GIVEN EXERCISE – Skip the pictures. Set down, word for word, the lines from the start of the material up to and including the line with "101.7, 92.0, 83.0]".

** START **

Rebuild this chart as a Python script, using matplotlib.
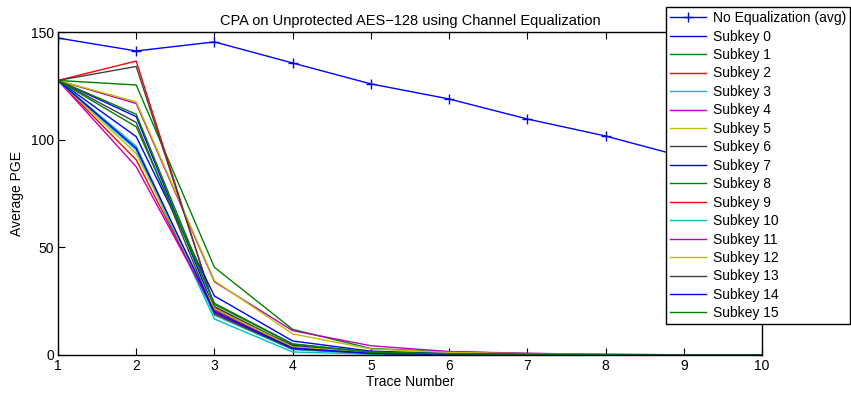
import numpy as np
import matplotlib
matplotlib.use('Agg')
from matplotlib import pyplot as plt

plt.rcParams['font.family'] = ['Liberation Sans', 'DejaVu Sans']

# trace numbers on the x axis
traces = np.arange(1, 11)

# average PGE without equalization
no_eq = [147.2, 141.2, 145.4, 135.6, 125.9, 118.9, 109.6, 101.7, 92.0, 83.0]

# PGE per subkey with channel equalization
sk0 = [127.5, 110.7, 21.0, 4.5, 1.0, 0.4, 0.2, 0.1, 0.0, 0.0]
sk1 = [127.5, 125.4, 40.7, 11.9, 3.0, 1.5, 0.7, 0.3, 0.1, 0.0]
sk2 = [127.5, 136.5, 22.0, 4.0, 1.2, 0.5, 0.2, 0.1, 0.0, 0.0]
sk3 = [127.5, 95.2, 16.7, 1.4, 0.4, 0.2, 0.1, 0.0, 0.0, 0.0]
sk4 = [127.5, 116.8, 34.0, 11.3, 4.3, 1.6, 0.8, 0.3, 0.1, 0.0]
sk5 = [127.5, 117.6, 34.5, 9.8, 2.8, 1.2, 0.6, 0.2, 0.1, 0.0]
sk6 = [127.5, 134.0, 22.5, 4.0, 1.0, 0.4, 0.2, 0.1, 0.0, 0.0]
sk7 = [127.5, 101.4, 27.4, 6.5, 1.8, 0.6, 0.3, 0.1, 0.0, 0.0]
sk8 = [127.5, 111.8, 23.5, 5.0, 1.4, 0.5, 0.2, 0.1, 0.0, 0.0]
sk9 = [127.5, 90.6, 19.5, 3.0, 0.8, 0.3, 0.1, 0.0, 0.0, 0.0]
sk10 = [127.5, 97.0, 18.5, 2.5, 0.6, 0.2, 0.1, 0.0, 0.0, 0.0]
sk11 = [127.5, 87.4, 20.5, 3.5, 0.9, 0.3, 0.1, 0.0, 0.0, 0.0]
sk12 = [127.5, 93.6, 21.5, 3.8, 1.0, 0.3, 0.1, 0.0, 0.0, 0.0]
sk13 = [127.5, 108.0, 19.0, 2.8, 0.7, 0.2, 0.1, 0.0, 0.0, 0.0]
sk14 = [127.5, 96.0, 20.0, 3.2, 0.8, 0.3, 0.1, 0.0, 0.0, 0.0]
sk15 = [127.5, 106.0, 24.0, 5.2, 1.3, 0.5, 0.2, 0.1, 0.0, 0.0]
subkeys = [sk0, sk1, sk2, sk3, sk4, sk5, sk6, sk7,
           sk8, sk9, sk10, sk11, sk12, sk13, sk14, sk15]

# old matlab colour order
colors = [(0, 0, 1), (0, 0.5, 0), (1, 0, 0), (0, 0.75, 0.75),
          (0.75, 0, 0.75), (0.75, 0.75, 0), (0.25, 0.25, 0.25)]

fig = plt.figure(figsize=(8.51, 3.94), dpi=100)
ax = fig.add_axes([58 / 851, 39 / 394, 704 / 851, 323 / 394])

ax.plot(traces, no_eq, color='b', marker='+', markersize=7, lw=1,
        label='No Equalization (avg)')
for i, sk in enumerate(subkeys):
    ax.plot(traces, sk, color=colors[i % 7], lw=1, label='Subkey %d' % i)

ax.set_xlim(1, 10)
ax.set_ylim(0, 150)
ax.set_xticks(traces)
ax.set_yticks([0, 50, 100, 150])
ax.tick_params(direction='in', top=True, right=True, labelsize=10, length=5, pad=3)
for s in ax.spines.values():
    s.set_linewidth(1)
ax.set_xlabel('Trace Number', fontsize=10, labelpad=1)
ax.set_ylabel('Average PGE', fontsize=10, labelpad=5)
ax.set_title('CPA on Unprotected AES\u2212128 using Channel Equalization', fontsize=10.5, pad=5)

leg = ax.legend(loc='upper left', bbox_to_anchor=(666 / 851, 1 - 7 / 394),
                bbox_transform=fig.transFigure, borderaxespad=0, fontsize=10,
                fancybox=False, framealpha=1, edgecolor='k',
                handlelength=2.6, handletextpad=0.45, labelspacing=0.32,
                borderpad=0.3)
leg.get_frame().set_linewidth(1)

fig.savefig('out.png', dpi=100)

** END **

FINAL RESULT –
Rebuild this chart as a Python script, using matplotlib.
import numpy as np
import matplotlib
matplotlib.use('Agg')
from matplotlib import pyplot as plt

plt.rcParams['font.family'] = ['Liberation Sans', 'DejaVu Sans']

# trace numbers on the x axis
traces = np.arange(1, 11)

# average PGE without equalization
no_eq = [147.2, 141.2, 145.4, 135.6, 125.9, 118.9, 109.6, 101.7, 92.0, 83.0]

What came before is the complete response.